Trying to replicate a published paper can be challenging. Often, authors do not remember their variable codings, models specifications, or where their files are. My students of the Cambridge Replication Workshop just finished their final assignments – here are their ‘horror’ stories.
The Cambridge Replication Workshop 2013 was a pilot project at the Social Sciences Research Methods Centre. During eight weeks, PhD students replicated a chosen paper in their field. In the shared class-dropbox, one of them started calling his Rcode ‘nightmare1.R’, ‘nightmare2.R’ and so on, because he was not able to recode the outcome variable after four weeks of corresponding with the original author. In class, we spent quite a bit of time on discussing who had written to which author yet, and how to try to get more information out of them.
Here are some stories of students who found that their papers were very difficult to reproduce.
Data sources were a mystery
“[T]he authors did not properly cite their data.

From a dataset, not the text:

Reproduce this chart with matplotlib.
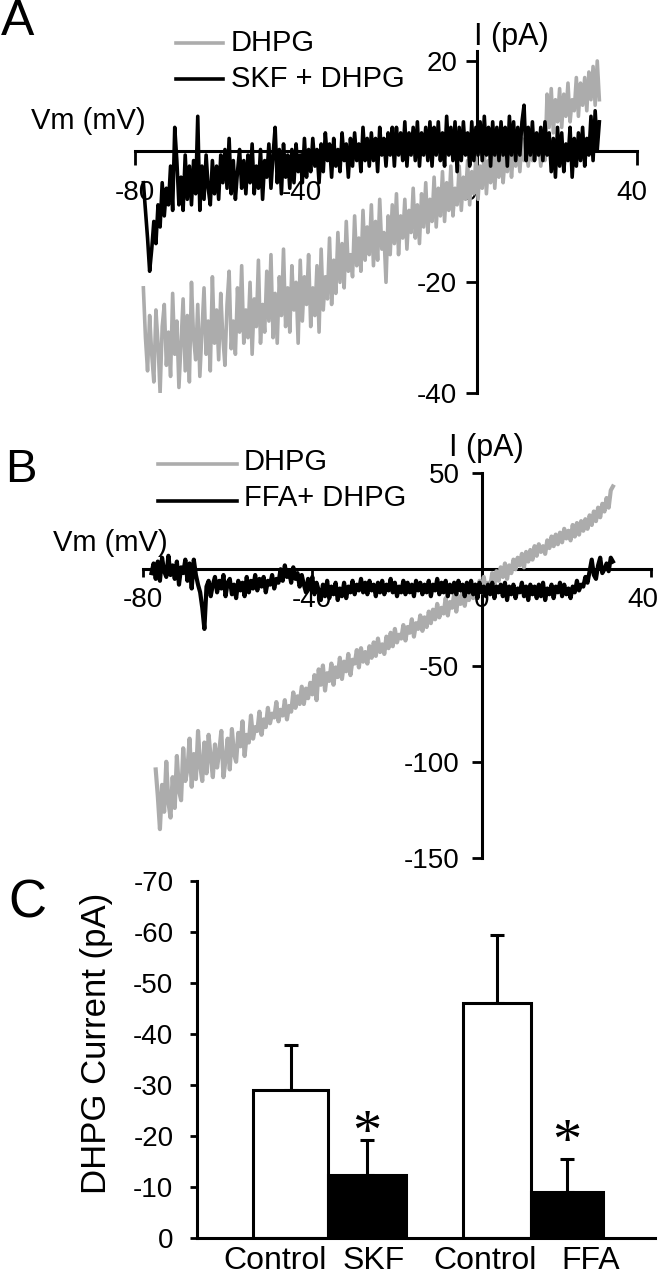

They gave their general sources (…); however, they did not give the actual databases that were used for their analysis. As a result, I had to re-collect all of the data for the variables they used ‘by hand’, fill in missing variables with suitable substitutes (…) and format my own database. This took a very large amount of time to do.”
Codings mistakes uncovered
“I found four coding mistakes admitted to by the author. They did not change the results in her bivariate association tests, but did weaken the value of the descriptive data for the small n group of arbitration cases she claimed to be representing.”
Codings were not described
“[In the original paper], some important methodologically details are excluded, particularly in terms of recoding. For instance, in the first section of the paper various graphs are produced (…). [A]ctually trying to replicate the exact pattern in the plot has proven immensely difficult, owing largely to [the author’s] poorly described conversions of columns of the dataset to a binary format, and lack of mention of how he dealt with results which did not fit into this binary formatting.”
P-values were off
“I didn’t get the same p-values (…), although most are in the same direction of significance. [The author] hasn’t responded about the discrepancies, so I guess I’ll just carry on.”
Authors did not respond
“[I had] the problem of getting data sets and/or getting in touch with authors who usually dont have time/or dont want cause they have screwed up with the data.“
If you are now put off, remember these 7 good reasons to reproduce work. At least three of my students are planning to publish their replication once it’s polished.